■ WHAT YOU SHOULD DO
Below is a listing to write out in full, exactly as given, without its pictures.

■ MATERIAL PROVIDED
[start]

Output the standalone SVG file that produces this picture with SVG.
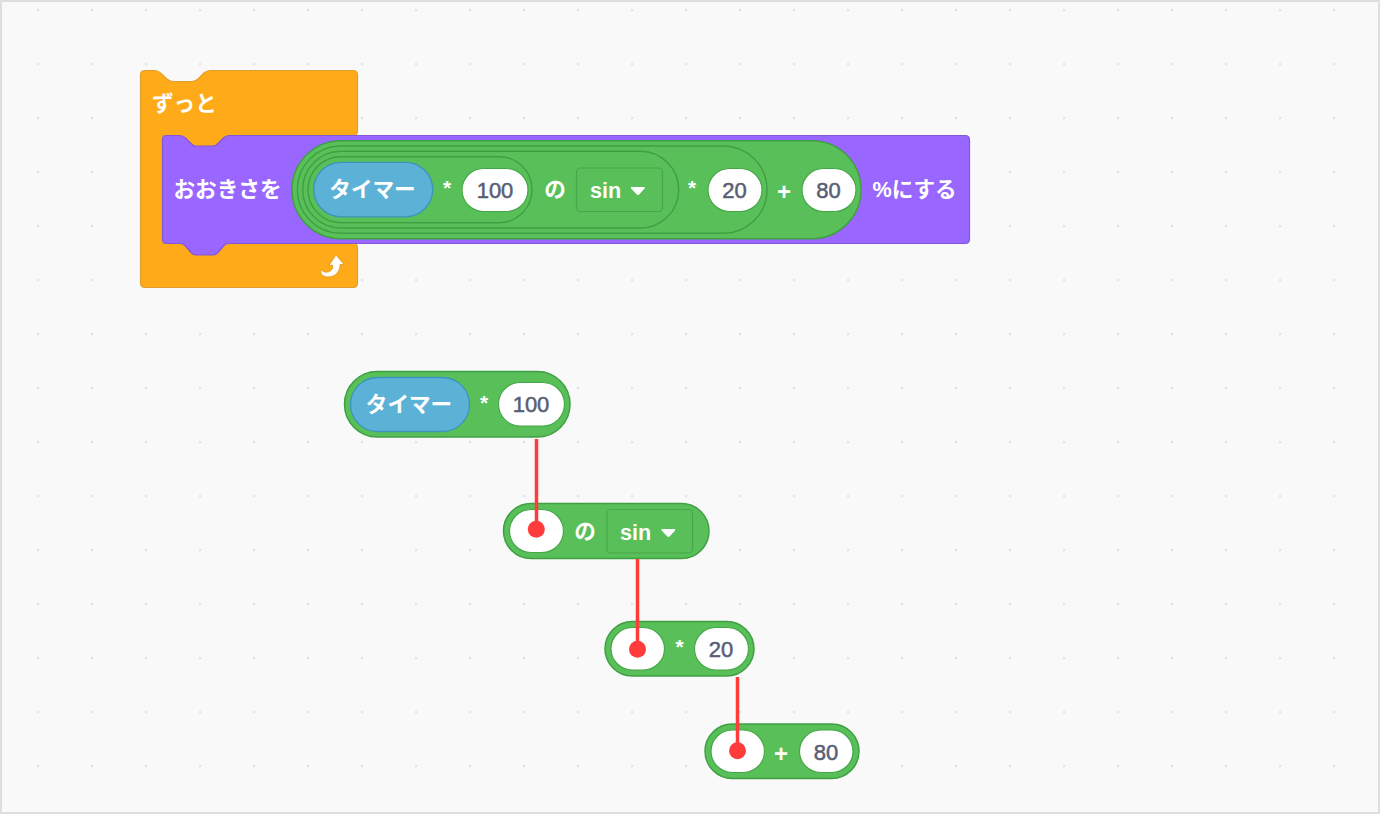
<svg xmlns="http://www.w3.org/2000/svg" width="1380" height="814" viewBox="0 0 1380 814">
<style>
text{font-family:"Liberation Sans","Noto Sans CJK JP",sans-serif;font-weight:700;font-size:21.600px;fill:#fff;text-anchor:middle}
.num{fill:#575e75;font-weight:400;font-size:22px;stroke:#575e75;stroke-width:.5px}
.start{text-anchor:start}
.sym{font-size:21px}
.plus{font-size:24px}
.g{fill:#59c059;stroke:#3f9f43;stroke-width:1.500}
.gi{fill:#59c059;stroke:#3f9f43;stroke-width:1.400}
.in{fill:#fff;stroke:#46a849;stroke-width:1.200}
.blue{fill:#5cb1d6;stroke:#3a94bd;stroke-width:1.300}
.dd{fill:#59c059;stroke:#46a849;stroke-width:1.200}
.tri{fill:#fff}
.wire{stroke:#ff3b3b;stroke-width:3.500;fill:none}
.dot{fill:#ff3b3b}
</style>
<defs>
<pattern id="grid" x="37" y="9" width="54" height="54" patternUnits="userSpaceOnUse">
<path d="M.5 -1V2M-1 .5H2" transform="translate(0.5 0.5)" stroke="#dcdcdc" stroke-width="1" fill="none"/>
</pattern>
<path id="tr" d="M.8 0H12.800Q14.600 0 13.500 1.500L8.400 7.300Q7 8.600 5.600 7.300L.1 1.500Q-1 0 .8 0Z"/>
</defs>
<rect width="1380" height="814" fill="#f9f9f9"/>
<rect width="1380" height="814" fill="url(#grid)"/>
<rect x="1" y="1" width="1378" height="812" fill="none" stroke="#dedede" stroke-width="2"/>

<g id="forever">
<path d="M145 70.500H155Q158 70.500 160.500 73L167 79Q170 81.500 173 81.500H192Q195 81.500 198 79L204 73Q206.500 70.500 210 70.500H353Q357.500 70.500 357.500 75V131Q357.500 135.500 353 135.500H229L218 147H190L180 135.500H162.500V243.500H353Q357.500 243.500 357.500 248V283Q357.500 287.500 353 287.500H145Q140.500 287.500 140.500 283V75Q140.500 70.500 145 70.500Z" fill="#ffab19" stroke="#e0a030" stroke-width="1.200"/>
<text class="start" x="152" y="111">ずっと</text>
<path d="M320.500 269.500Q326 274.500 331 270.500Q333.500 268 332.500 265L329 265.500L336 255L344 264.500L340 264.500Q340 271 335 275Q327 279 321.500 274.500Z" fill="#fff" stroke="#cf8b17" stroke-width=".6"/>
</g>

<g id="set-size">
<path d="M167 135.500H180Q183 135.500 185.500 138L190.500 143Q193 146 196 146H213Q216 146 218.500 143L223.500 138Q226 135.500 229 135.500H965Q969.500 135.500 969.500 140V239Q969.500 243.500 965 243.500H229Q226 243.500 223.500 246L218.500 252Q216 255 213 255H196Q193 255 190.500 252L185.500 246Q183 243.500 180 243.500H167Q162.500 243.500 162.500 239V140Q162.500 135.500 167 135.500Z" fill="#9966ff" stroke="#8258d8" stroke-width="1.200"/>
<text class="start" x="173.500" y="197">おおきさを</text>
<text class="start" x="872.500" y="197">%にする</text>
</g>

<g id="nested-expression">
<rect class="g" x="292" y="140.700" width="569" height="98" rx="49"/>
<rect class="gi" x="297.300" y="146" width="469.700" height="87.300" rx="43.650"/>
<rect class="gi" x="302.700" y="151.300" width="376" height="76.700" rx="38.350"/>
<rect class="gi" x="308" y="156.700" width="224" height="66" rx="33"/>
<rect class="blue" x="313.700" y="162.300" width="119" height="54.500" rx="27.250"/>
<text x="372.500" y="197">タイマー</text>
<text class="sym" x="447" y="195">*</text>
<rect class="in" x="462" y="168.500" width="66" height="43" rx="21.500"/>
<text class="num" x="495" y="198">100</text>
<text x="555" y="197">の</text>
<rect class="dd" x="576.500" y="168" width="86" height="43.500" rx="4"/>
<text x="605.500" y="198">sin</text>
<use href="#tr" class="tri" x="631" y="187"/>
<text class="sym" x="692" y="195">*</text>
<rect class="in" x="708" y="168.500" width="54" height="43" rx="21.500"/>
<text class="num" x="734.500" y="198">20</text>
<text class="plus" x="784" y="200">+</text>
<rect class="in" x="802" y="168.500" width="54" height="43" rx="21.500"/>
<text class="num" x="828.500" y="198">80</text>
</g>

<g id="timer-times-100">
<rect class="g" x="344.500" y="371.500" width="225.500" height="65.500" rx="32.750"/>
<rect class="blue" x="350.500" y="377.500" width="119" height="54" rx="27"/>
<text x="409" y="412">タイマー</text>
<text class="sym" x="484" y="410">*</text>
<rect class="in" x="498.500" y="382.500" width="66" height="43.500" rx="21.750"/>
<text class="num" x="531" y="412">100</text>
</g>

<g id="of-sin">
<rect class="g" x="503.500" y="503.500" width="205.500" height="55" rx="27.500"/>
<rect class="in" x="509.500" y="509.500" width="54" height="43" rx="21.500"/>
<text x="585" y="539">の</text>
<rect class="dd" x="607" y="509.500" width="85.500" height="43.500" rx="4"/>
<text x="635.500" y="540">sin</text>
<use href="#tr" class="tri" x="661.500" y="529"/>
</g>

<g id="times-20">
<rect class="g" x="605" y="621.500" width="149" height="54.500" rx="27.250"/>
<rect class="in" x="611" y="627.500" width="53.500" height="42.500" rx="21.250"/>
<text class="sym" x="679.500" y="654">*</text>
<rect class="in" x="694.500" y="627.500" width="54" height="42.500" rx="21.250"/>
<text class="num" x="721" y="657">20</text>
</g>

<g id="plus-80">
<rect class="g" x="705" y="724" width="154" height="54.500" rx="27.250"/>
<rect class="in" x="711" y="730" width="53.500" height="42.500" rx="21.250"/>
<text class="plus" x="781" y="762">+</text>
<rect class="in" x="799.500" y="730" width="53.500" height="42.500" rx="21.250"/>
<text class="num" x="826" y="760">80</text>
</g>

<g id="connectors">
<path class="wire" d="M536.500 439V529"/>
<circle class="dot" cx="536.300" cy="529.300" r="8.500"/>
<path class="wire" d="M637.500 559V649"/>
<circle class="dot" cx="637.500" cy="649.300" r="8.500"/>
<path class="wire" d="M737.500 677V751"/>
<circle class="dot" cx="737.500" cy="750.700" r="8.500"/>
</g>
</svg>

[end]

■ EXERCISE OUTPUT
Output the standalone SVG file that produces this picture with SVG.
<svg xmlns="http://www.w3.org/2000/svg" width="1380" height="814" viewBox="0 0 1380 814">
<style>
text{font-family:"Liberation Sans","Noto Sans CJK JP",sans-serif;font-weight:700;font-size:21.600px;fill:#fff;text-anchor:middle}
.num{fill:#575e75;font-weight:400;font-size:22px;stroke:#575e75;stroke-width:.5px}
.start{text-anchor:start}
.sym{font-size:21px}
.plus{font-size:24px}
.g{fill:#59c059;stroke:#3f9f43;stroke-width:1.500}
.gi{fill:#59c059;stroke:#3f9f43;stroke-width:1.400}
.in{fill:#fff;stroke:#46a849;stroke-width:1.200}
.blue{fill:#5cb1d6;stroke:#3a94bd;stroke-width:1.300}
.dd{fill:#59c059;stroke:#46a849;stroke-width:1.200}
.tri{fill:#fff}
.wire{stroke:#ff3b3b;stroke-width:3.500;fill:none}
.dot{fill:#ff3b3b}
</style>
<defs>
<pattern id="grid" x="37" y="9" width="54" height="54" patternUnits="userSpaceOnUse">
<path d="M.5 -1V2M-1 .5H2" transform="translate(0.5 0.5)" stroke="#dcdcdc" stroke-width="1" fill="none"/>
</pattern>
<path id="tr" d="M.8 0H12.800Q14.600 0 13.500 1.500L8.400 7.300Q7 8.600 5.600 7.300L.1 1.500Q-1 0 .8 0Z"/>
</defs>
<rect width="1380" height="814" fill="#f9f9f9"/>
<rect width="1380" height="814" fill="url(#grid)"/>
<rect x="1" y="1" width="1378" height="812" fill="none" stroke="#dedede" stroke-width="2"/>

<g id="forever">
<path d="M145 70.500H155Q158 70.500 160.500 73L167 79Q170 81.500 173 81.500H192Q195 81.500 198 79L204 73Q206.500 70.500 210 70.500H353Q357.500 70.500 357.500 75V131Q357.500 135.500 353 135.500H229L218 147H190L180 135.500H162.500V243.500H353Q357.500 243.500 357.500 248V283Q357.500 287.500 353 287.500H145Q140.500 287.500 140.500 283V75Q140.500 70.500 145 70.500Z" fill="#ffab19" stroke="#e0a030" stroke-width="1.200"/>
<text class="start" x="152" y="111">ずっと</text>
<path d="M320.500 269.500Q326 274.500 331 270.500Q333.500 268 332.500 265L329 265.500L336 255L344 264.500L340 264.500Q340 271 335 275Q327 279 321.500 274.500Z" fill="#fff" stroke="#cf8b17" stroke-width=".6"/>
</g>

<g id="set-size">
<path d="M167 135.500H180Q183 135.500 185.500 138L190.500 143Q193 146 196 146H213Q216 146 218.500 143L223.500 138Q226 135.500 229 135.500H965Q969.500 135.500 969.500 140V239Q969.500 243.500 965 243.500H229Q226 243.500 223.500 246L218.500 252Q216 255 213 255H196Q193 255 190.500 252L185.500 246Q183 243.500 180 243.500H167Q162.500 243.500 162.500 239V140Q162.500 135.500 167 135.500Z" fill="#9966ff" stroke="#8258d8" stroke-width="1.200"/>
<text class="start" x="173.500" y="197">おおきさを</text>
<text class="start" x="872.500" y="197">%にする</text>
</g>

<g id="nested-expression">
<rect class="g" x="292" y="140.700" width="569" height="98" rx="49"/>
<rect class="gi" x="297.300" y="146" width="469.700" height="87.300" rx="43.650"/>
<rect class="gi" x="302.700" y="151.300" width="376" height="76.700" rx="38.350"/>
<rect class="gi" x="308" y="156.700" width="224" height="66" rx="33"/>
<rect class="blue" x="313.700" y="162.300" width="119" height="54.500" rx="27.250"/>
<text x="372.500" y="197">タイマー</text>
<text class="sym" x="447" y="195">*</text>
<rect class="in" x="462" y="168.500" width="66" height="43" rx="21.500"/>
<text class="num" x="495" y="198">100</text>
<text x="555" y="197">の</text>
<rect class="dd" x="576.500" y="168" width="86" height="43.500" rx="4"/>
<text x="605.500" y="198">sin</text>
<use href="#tr" class="tri" x="631" y="187"/>
<text class="sym" x="692" y="195">*</text>
<rect class="in" x="708" y="168.500" width="54" height="43" rx="21.500"/>
<text class="num" x="734.500" y="198">20</text>
<text class="plus" x="784" y="200">+</text>
<rect class="in" x="802" y="168.500" width="54" height="43" rx="21.500"/>
<text class="num" x="828.500" y="198">80</text>
</g>

<g id="timer-times-100">
<rect class="g" x="344.500" y="371.500" width="225.500" height="65.500" rx="32.750"/>
<rect class="blue" x="350.500" y="377.500" width="119" height="54" rx="27"/>
<text x="409" y="412">タイマー</text>
<text class="sym" x="484" y="410">*</text>
<rect class="in" x="498.500" y="382.500" width="66" height="43.500" rx="21.750"/>
<text class="num" x="531" y="412">100</text>
</g>

<g id="of-sin">
<rect class="g" x="503.500" y="503.500" width="205.500" height="55" rx="27.500"/>
<rect class="in" x="509.500" y="509.500" width="54" height="43" rx="21.500"/>
<text x="585" y="539">の</text>
<rect class="dd" x="607" y="509.500" width="85.500" height="43.500" rx="4"/>
<text x="635.500" y="540">sin</text>
<use href="#tr" class="tri" x="661.500" y="529"/>
</g>

<g id="times-20">
<rect class="g" x="605" y="621.500" width="149" height="54.500" rx="27.250"/>
<rect class="in" x="611" y="627.500" width="53.500" height="42.500" rx="21.250"/>
<text class="sym" x="679.500" y="654">*</text>
<rect class="in" x="694.500" y="627.500" width="54" height="42.500" rx="21.250"/>
<text class="num" x="721" y="657">20</text>
</g>

<g id="plus-80">
<rect class="g" x="705" y="724" width="154" height="54.500" rx="27.250"/>
<rect class="in" x="711" y="730" width="53.500" height="42.500" rx="21.250"/>
<text class="plus" x="781" y="762">+</text>
<rect class="in" x="799.500" y="730" width="53.500" height="42.500" rx="21.250"/>
<text class="num" x="826" y="760">80</text>
</g>

<g id="connectors">
<path class="wire" d="M536.500 439V529"/>
<circle class="dot" cx="536.300" cy="529.300" r="8.500"/>
<path class="wire" d="M637.500 559V649"/>
<circle class="dot" cx="637.500" cy="649.300" r="8.500"/>
<path class="wire" d="M737.500 677V751"/>
<circle class="dot" cx="737.500" cy="750.700" r="8.500"/>
</g>
</svg>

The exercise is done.